Return each line of the listing below, unchanged, and omit the images.

****

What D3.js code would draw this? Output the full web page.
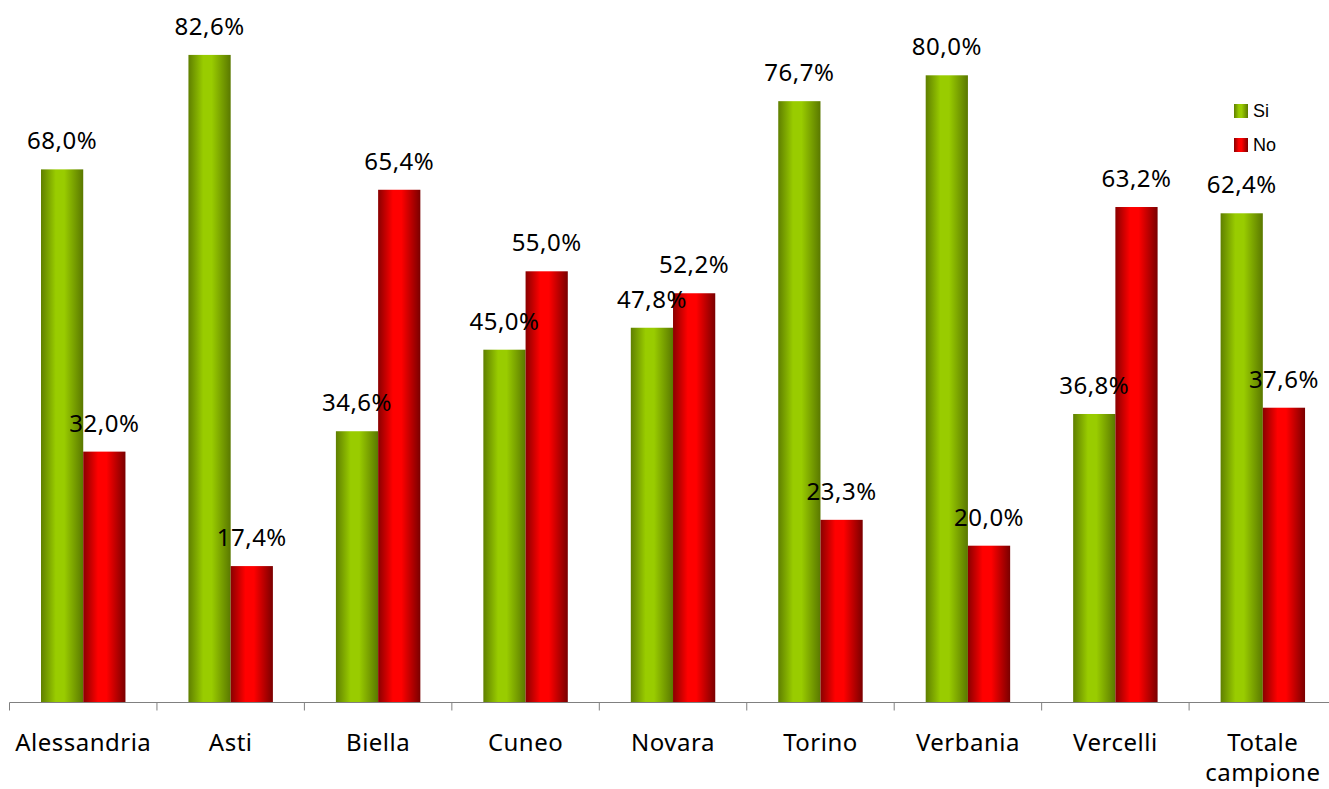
<!DOCTYPE html>
<html><head><meta charset="utf-8">
<script src="https://cdn.jsdelivr.net/npm/d3@7"></script>
<style>body{margin:0;background:#fff}svg{display:block}</style>
</head><body>
<svg id="c" width="1329" height="789"></svg>
<script>
const categories = ["Alessandria","Asti","Biella","Cuneo","Novara","Torino","Verbania","Vercelli","Totale campione"];
const seriesNames = ["Si","No"];
const siValues = [68.0,82.6,34.6,45.0,47.8,76.7,80.0,36.8,62.4];
const noValues = [32.0,17.4,65.4,55.0,52.2,23.3,20.0,63.2,37.6];

const svg = d3.select("#c");
const axisY = 702.5, left = 9.5, band = 147.45;
const x = d3.scaleBand().domain(categories).range([left, left + band*categories.length]).paddingInner(0).paddingOuter(0);
const y = d3.scaleLinear().domain([0, 100]).range([axisY, axisY - 784]);
const inner = d3.scaleBand().domain(seriesNames).range([31.5, band-31.5]);

const defs = svg.append("defs");
function grad(id, stops){
  const g = defs.append("linearGradient").attr("id", id).attr("x1","0%").attr("x2","100%").attr("y1","0").attr("y2","0");
  stops.forEach(s => g.append("stop").attr("offset", s[0]).attr("stop-color", s[1]));
}
grad("gSi", [["0%","#5f7f00"],["35%","#99cc00"],["55%","#99cc00"],["100%","#5a7800"]]);
grad("gNo", [["0%","#8a0000"],["35%","#ff0000"],["55%","#ff0000"],["100%","#7a0000"]]);
const fills = {Si:"url(#gSi)", No:"url(#gNo)"};

const rows = categories.map((c,i)=>({cat:c, vals:[{k:"Si",v:siValues[i]},{k:"No",v:noValues[i]}]}));
const font = "'Noto Sans', sans-serif";

const g = svg.selectAll("g.cat").data(rows).join("g").attr("class","cat")
  .attr("transform", d=>`translate(${x(d.cat)},0)`);
g.selectAll("rect").data(d=>d.vals).join("rect")
  .attr("x", d=>inner(d.k)).attr("width", inner.bandwidth())
  .attr("y", d=>y(d.v)).attr("height", d=>axisY - y(d.v))
  .attr("fill", d=>fills[d.k]);
g.selectAll("text.val").data(d=>d.vals).join("text").attr("class","val")
  .attr("x", d=>inner(d.k)+inner.bandwidth()/2).attr("y", d=>y(d.v)-20)
  .attr("text-anchor","middle").attr("font-family", font).attr("font-size", 24).attr("fill","#000")
  .attr("letter-spacing", 0.5)
  .text(d=>d.v.toFixed(1).replace(".",",")+"%");

// axis
const ag = svg.append("g").attr("transform",`translate(0,${axisY})`);
ag.append("line").attr("x1",left).attr("x2",left+band*categories.length).attr("y1",0).attr("y2",0).attr("stroke","#808080");
const edges = d3.range(categories.length+1).map(i=>left+i*band);
ag.selectAll("line.edge").data(edges).join("line").attr("class","edge")
  .attr("x1",d=>d).attr("x2",d=>d).attr("y1",0).attr("y2",8).attr("stroke","#808080");

// category labels
svg.selectAll("text.cat").data(categories).join("text").attr("class","cat")
  .attr("x", d=>x(d)+band/2).attr("y", 751)
  .attr("text-anchor","middle").attr("font-family", font).attr("font-size", 24).attr("fill","#000")
  .attr("letter-spacing", 0.5)
  .each(function(d){
    const words = d === "Totale campione" ? ["Totale","campione"] : [d];
    d3.select(this).selectAll("tspan").data(words).join("tspan")
      .attr("x", x(d)+band/2).attr("dy",(w,i)=> i===0?0:30).text(w=>w);
  });

// legend
const leg = svg.append("g").attr("transform","translate(1234,104)");
seriesNames.forEach((s,i)=>{
  leg.append("rect").attr("x",0).attr("y",i*34).attr("width",14).attr("height",14).attr("fill",fills[s]);
  leg.append("text").attr("x",19).attr("y",i*34+13).attr("font-family","'Liberation Sans', Arial, sans-serif")
    .attr("font-size",18).attr("fill","#000").text(s);
});
</script>
</body></html>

****

**RESULT OF THE EXERCISE:**
What D3.js code would draw this? Output the full web page.
<!DOCTYPE html>
<html><head><meta charset="utf-8">
<script src="https://cdn.jsdelivr.net/npm/d3@7"></script>
<style>body{margin:0;background:#fff}svg{display:block}</style>
</head><body>
<svg id="c" width="1329" height="789"></svg>
<script>
const categories = ["Alessandria","Asti","Biella","Cuneo","Novara","Torino","Verbania","Vercelli","Totale campione"];
const seriesNames = ["Si","No"];
const siValues = [68.0,82.6,34.6,45.0,47.8,76.7,80.0,36.8,62.4];
const noValues = [32.0,17.4,65.4,55.0,52.2,23.3,20.0,63.2,37.6];

const svg = d3.select("#c");
const axisY = 702.5, left = 9.5, band = 147.45;
const x = d3.scaleBand().domain(categories).range([left, left + band*categories.length]).paddingInner(0).paddingOuter(0);
const y = d3.scaleLinear().domain([0, 100]).range([axisY, axisY - 784]);
const inner = d3.scaleBand().domain(seriesNames).range([31.5, band-31.5]);

const defs = svg.append("defs");
function grad(id, stops){
  const g = defs.append("linearGradient").attr("id", id).attr("x1","0%").attr("x2","100%").attr("y1","0").attr("y2","0");
  stops.forEach(s => g.append("stop").attr("offset", s[0]).attr("stop-color", s[1]));
}
grad("gSi", [["0%","#5f7f00"],["35%","#99cc00"],["55%","#99cc00"],["100%","#5a7800"]]);
grad("gNo", [["0%","#8a0000"],["35%","#ff0000"],["55%","#ff0000"],["100%","#7a0000"]]);
const fills = {Si:"url(#gSi)", No:"url(#gNo)"};

const rows = categories.map((c,i)=>({cat:c, vals:[{k:"Si",v:siValues[i]},{k:"No",v:noValues[i]}]}));
const font = "'Noto Sans', sans-serif";

const g = svg.selectAll("g.cat").data(rows).join("g").attr("class","cat")
  .attr("transform", d=>`translate(${x(d.cat)},0)`);
g.selectAll("rect").data(d=>d.vals).join("rect")
  .attr("x", d=>inner(d.k)).attr("width", inner.bandwidth())
  .attr("y", d=>y(d.v)).attr("height", d=>axisY - y(d.v))
  .attr("fill", d=>fills[d.k]);
g.selectAll("text.val").data(d=>d.vals).join("text").attr("class","val")
  .attr("x", d=>inner(d.k)+inner.bandwidth()/2).attr("y", d=>y(d.v)-20)
  .attr("text-anchor","middle").attr("font-family", font).attr("font-size", 24).attr("fill","#000")
  .attr("letter-spacing", 0.5)
  .text(d=>d.v.toFixed(1).replace(".",",")+"%");

// axis
const ag = svg.append("g").attr("transform",`translate(0,${axisY})`);
ag.append("line").attr("x1",left).attr("x2",left+band*categories.length).attr("y1",0).attr("y2",0).attr("stroke","#808080");
const edges = d3.range(categories.length+1).map(i=>left+i*band);
ag.selectAll("line.edge").data(edges).join("line").attr("class","edge")
  .attr("x1",d=>d).attr("x2",d=>d).attr("y1",0).attr("y2",8).attr("stroke","#808080");

// category labels
svg.selectAll("text.cat").data(categories).join("text").attr("class","cat")
  .attr("x", d=>x(d)+band/2).attr("y", 751)
  .attr("text-anchor","middle").attr("font-family", font).attr("font-size", 24).attr("fill","#000")
  .attr("letter-spacing", 0.5)
  .each(function(d){
    const words = d === "Totale campione" ? ["Totale","campione"] : [d];
    d3.select(this).selectAll("tspan").data(words).join("tspan")
      .attr("x", x(d)+band/2).attr("dy",(w,i)=> i===0?0:30).text(w=>w);
  });

// legend
const leg = svg.append("g").attr("transform","translate(1234,104)");
seriesNames.forEach((s,i)=>{
  leg.append("rect").attr("x",0).attr("y",i*34).attr("width",14).attr("height",14).attr("fill",fills[s]);
  leg.append("text").attr("x",19).attr("y",i*34+13).attr("font-family","'Liberation Sans', Arial, sans-serif")
    .attr("font-size",18).attr("fill","#000").text(s);
});
</script>
</body></html>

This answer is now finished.